Another, probably the biggest fault of the GC, is that they are much like a gentlemen's agreement, between parties willing to fight hard but fair - as fair as a war can be (not much); withouth descending into barbarism and gratuoitious cruelty, at least.
But this is going to work only when all the adherents to the GC share similar basic moral and ethical values, a similar consideration for human life and so on.
The GC was first devised in the West, and it is thus based on Western values, which in turn descend mostly for Judeo-Christian values, plus a more pragmatic strain.
If your enemy does not have similar basic values (eg, he consider good and right to use the beheading of prisoners and hostages as propaganda tools), the rules expressed in the GC won't do much good. A telling example comes, again, from WWII: about half of the Americans taken prisoners by the Germans survived, but only 10% of those taken by the Japanese survived.
So you see, despite Nazism, the Germans had basically the same culture as the Americans, and they considered that the prisoners were to be treated fairly well.
On the other hand, the culture of Japan was alien, evolved in almost total isolation from Europe with a very different set of values. So the Japanese committed horrible atrocities like the March of Bataan and the Tahiland-Burma railway, and generally treated the prisoners much worse.
Another circumstance to notice is that the Japanese used plenty of kamikaze, while the Nazis had a few suicide squads only at the very end of the war.
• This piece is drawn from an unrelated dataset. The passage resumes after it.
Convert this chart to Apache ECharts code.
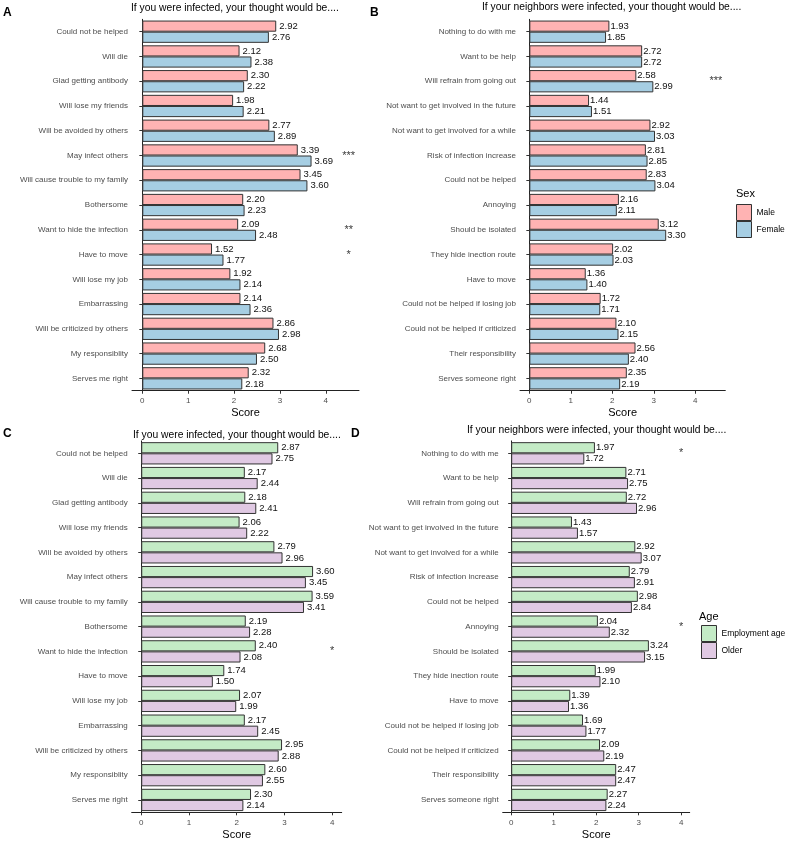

Nowadays, the same sort of alien butality and barbarism is a distinctive tract of the Islamists. It has its roots in the Arab tribal culture, even more ancient than Islam - but it seems that this latest layer made things even worse. It's not that they are not rational, but they play by totally different rules. Rules which say that it's OK to slaughter infidels in front of a camera, or to brutalize and then massacre schoolchildren.
The Geneva Convention will not work with them, because they do not recognize the founding principles of it, it's that simple. And asking for the western forces to strictly comply with the GC while the enemy does not, means putting them in a position of inferiority.
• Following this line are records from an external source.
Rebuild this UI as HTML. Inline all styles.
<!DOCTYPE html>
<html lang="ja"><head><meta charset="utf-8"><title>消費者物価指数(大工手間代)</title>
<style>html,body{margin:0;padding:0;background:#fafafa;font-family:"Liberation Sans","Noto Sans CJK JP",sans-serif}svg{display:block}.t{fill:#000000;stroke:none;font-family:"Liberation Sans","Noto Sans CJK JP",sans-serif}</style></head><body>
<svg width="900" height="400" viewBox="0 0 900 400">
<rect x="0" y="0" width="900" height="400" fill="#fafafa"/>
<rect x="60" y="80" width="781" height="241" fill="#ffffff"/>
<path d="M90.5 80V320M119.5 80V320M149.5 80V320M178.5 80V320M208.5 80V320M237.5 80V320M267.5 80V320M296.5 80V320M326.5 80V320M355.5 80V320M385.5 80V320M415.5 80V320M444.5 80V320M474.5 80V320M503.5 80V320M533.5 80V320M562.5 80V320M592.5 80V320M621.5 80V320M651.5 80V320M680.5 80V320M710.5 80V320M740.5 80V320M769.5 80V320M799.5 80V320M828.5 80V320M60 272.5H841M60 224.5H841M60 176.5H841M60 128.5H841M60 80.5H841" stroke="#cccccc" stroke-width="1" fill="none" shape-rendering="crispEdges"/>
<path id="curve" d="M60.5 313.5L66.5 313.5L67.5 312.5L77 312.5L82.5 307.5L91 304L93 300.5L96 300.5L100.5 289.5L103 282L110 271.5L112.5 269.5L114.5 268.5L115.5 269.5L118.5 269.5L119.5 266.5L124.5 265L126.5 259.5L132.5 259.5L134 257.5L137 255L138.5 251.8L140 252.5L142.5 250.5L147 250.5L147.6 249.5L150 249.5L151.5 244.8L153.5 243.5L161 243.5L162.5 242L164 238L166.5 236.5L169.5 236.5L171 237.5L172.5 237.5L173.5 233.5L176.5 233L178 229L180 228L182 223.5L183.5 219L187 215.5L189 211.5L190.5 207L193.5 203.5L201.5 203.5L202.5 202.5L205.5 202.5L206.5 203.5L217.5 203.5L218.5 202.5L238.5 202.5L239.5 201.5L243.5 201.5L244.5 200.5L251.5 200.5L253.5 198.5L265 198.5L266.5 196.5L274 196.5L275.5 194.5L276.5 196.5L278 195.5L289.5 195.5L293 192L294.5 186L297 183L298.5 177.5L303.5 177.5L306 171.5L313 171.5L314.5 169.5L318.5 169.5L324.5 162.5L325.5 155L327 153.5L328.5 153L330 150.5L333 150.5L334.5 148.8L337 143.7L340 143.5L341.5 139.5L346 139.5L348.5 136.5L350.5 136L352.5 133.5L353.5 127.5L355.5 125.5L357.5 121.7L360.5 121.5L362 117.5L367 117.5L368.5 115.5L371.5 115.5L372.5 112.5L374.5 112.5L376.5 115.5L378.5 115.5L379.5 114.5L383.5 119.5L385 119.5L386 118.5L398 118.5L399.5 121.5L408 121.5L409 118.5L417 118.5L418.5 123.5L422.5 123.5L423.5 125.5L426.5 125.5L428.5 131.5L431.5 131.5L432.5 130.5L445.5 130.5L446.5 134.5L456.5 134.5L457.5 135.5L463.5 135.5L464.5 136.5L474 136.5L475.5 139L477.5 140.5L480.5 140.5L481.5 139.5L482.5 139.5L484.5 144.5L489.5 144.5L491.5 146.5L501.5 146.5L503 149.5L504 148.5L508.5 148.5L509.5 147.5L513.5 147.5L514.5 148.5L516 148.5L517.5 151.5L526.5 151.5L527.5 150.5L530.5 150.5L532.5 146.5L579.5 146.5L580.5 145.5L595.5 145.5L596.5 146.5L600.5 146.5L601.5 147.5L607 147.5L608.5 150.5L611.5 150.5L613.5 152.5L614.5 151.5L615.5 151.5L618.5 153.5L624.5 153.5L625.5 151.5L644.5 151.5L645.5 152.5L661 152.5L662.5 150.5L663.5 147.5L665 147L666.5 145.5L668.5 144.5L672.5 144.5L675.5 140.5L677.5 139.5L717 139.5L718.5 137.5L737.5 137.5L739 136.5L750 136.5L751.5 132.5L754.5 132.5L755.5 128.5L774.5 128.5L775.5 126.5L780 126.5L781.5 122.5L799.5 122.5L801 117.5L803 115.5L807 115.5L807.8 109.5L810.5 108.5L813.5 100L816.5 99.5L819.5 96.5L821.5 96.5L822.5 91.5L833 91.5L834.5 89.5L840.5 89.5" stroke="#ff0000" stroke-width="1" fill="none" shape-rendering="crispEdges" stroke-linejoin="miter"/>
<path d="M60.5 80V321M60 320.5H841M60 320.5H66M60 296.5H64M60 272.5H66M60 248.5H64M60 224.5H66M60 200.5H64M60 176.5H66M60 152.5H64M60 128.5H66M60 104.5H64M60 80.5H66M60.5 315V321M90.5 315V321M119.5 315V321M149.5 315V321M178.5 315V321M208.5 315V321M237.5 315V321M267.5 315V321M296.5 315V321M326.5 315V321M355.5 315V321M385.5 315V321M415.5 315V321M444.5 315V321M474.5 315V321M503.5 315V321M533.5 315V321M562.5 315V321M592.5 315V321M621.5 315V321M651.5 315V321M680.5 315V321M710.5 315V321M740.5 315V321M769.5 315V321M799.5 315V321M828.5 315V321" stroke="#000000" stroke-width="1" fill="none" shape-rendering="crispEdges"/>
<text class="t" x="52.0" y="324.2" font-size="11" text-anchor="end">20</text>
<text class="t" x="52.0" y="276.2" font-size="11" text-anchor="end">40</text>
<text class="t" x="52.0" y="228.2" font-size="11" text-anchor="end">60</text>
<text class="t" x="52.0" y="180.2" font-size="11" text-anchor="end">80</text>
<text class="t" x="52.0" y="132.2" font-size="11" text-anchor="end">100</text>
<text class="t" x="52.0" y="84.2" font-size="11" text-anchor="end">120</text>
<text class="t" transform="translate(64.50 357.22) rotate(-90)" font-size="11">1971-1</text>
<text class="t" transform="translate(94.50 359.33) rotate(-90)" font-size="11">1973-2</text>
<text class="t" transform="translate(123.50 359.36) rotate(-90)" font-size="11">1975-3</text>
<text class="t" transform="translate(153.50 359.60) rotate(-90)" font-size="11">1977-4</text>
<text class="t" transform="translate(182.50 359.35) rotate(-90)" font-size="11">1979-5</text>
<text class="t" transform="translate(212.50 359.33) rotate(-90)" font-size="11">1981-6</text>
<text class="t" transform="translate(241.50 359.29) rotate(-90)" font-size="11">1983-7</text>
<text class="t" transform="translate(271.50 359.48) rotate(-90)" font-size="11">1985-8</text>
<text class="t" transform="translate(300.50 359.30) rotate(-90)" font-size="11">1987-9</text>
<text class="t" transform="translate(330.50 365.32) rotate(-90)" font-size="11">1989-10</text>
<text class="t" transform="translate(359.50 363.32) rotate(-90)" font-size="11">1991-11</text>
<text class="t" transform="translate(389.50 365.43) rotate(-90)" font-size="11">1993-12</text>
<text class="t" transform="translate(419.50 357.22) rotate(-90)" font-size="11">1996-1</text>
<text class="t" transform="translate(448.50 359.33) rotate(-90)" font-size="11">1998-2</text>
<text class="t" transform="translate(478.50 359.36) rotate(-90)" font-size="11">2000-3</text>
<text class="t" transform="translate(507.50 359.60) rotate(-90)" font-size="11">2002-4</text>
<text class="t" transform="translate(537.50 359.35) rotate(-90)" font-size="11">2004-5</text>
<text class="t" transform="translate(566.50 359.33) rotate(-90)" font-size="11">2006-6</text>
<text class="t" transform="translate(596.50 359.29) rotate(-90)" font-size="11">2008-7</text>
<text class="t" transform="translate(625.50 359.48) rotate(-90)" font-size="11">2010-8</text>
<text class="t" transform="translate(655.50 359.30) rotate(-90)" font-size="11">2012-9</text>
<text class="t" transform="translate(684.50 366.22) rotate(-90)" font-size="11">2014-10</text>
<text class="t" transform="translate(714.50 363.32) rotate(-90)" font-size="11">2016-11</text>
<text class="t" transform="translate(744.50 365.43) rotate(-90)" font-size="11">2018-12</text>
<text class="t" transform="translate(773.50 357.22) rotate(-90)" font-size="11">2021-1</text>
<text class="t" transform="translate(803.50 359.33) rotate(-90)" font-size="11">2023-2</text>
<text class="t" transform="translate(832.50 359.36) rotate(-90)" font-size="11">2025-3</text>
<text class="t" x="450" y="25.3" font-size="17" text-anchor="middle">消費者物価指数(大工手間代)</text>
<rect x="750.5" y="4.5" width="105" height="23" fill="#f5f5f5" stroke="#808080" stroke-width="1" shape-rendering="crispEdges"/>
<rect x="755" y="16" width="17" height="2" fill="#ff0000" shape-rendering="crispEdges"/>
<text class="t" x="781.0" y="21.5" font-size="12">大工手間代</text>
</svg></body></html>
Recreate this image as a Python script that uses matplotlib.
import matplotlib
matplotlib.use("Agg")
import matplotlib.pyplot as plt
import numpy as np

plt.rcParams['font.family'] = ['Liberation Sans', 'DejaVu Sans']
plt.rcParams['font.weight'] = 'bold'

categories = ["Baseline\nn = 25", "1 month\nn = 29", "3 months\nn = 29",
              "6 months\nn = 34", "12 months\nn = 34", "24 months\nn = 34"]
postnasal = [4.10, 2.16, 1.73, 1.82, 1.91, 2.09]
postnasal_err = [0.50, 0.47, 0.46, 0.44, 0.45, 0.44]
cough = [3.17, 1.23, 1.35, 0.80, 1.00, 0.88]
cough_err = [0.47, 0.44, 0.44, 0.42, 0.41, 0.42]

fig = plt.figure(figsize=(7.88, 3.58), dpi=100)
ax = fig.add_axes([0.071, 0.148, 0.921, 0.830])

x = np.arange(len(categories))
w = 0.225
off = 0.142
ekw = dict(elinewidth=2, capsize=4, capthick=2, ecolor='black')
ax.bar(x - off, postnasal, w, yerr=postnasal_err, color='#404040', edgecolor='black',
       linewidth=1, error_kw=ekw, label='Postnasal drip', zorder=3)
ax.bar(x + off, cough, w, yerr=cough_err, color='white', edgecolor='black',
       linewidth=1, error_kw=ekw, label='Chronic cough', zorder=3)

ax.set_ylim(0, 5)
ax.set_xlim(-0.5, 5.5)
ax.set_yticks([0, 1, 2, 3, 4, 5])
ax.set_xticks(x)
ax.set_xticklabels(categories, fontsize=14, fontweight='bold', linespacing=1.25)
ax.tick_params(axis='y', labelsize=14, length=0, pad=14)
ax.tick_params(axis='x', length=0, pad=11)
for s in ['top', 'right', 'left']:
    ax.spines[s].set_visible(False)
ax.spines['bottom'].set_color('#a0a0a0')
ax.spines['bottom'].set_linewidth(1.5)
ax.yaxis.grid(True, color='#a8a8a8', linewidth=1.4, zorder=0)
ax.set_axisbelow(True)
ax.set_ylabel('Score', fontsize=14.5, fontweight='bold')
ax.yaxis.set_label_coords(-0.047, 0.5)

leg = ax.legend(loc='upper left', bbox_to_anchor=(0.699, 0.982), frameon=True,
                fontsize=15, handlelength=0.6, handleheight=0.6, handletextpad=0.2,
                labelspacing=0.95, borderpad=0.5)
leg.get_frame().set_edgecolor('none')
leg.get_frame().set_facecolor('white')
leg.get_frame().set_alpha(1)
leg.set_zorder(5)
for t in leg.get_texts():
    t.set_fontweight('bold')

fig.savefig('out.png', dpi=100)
It is about time to revamp the Geneva Conventions and adapt them to the current state of the world, if we want them to mean something anymore.

Update 03/12: Another trait of the islamist forces is that they routinely use mosques, schools and hospitals as command and control centres and weapons and ammo dumps; their snipers fire from the minarets; Red Crescent ambulances have been spotted many times while carrying weapons and fighters.
New rules of war, in my opinion, must take these differecnies into consideration, and state clearly that if you fight dirty, you will lose protection under the rules of war.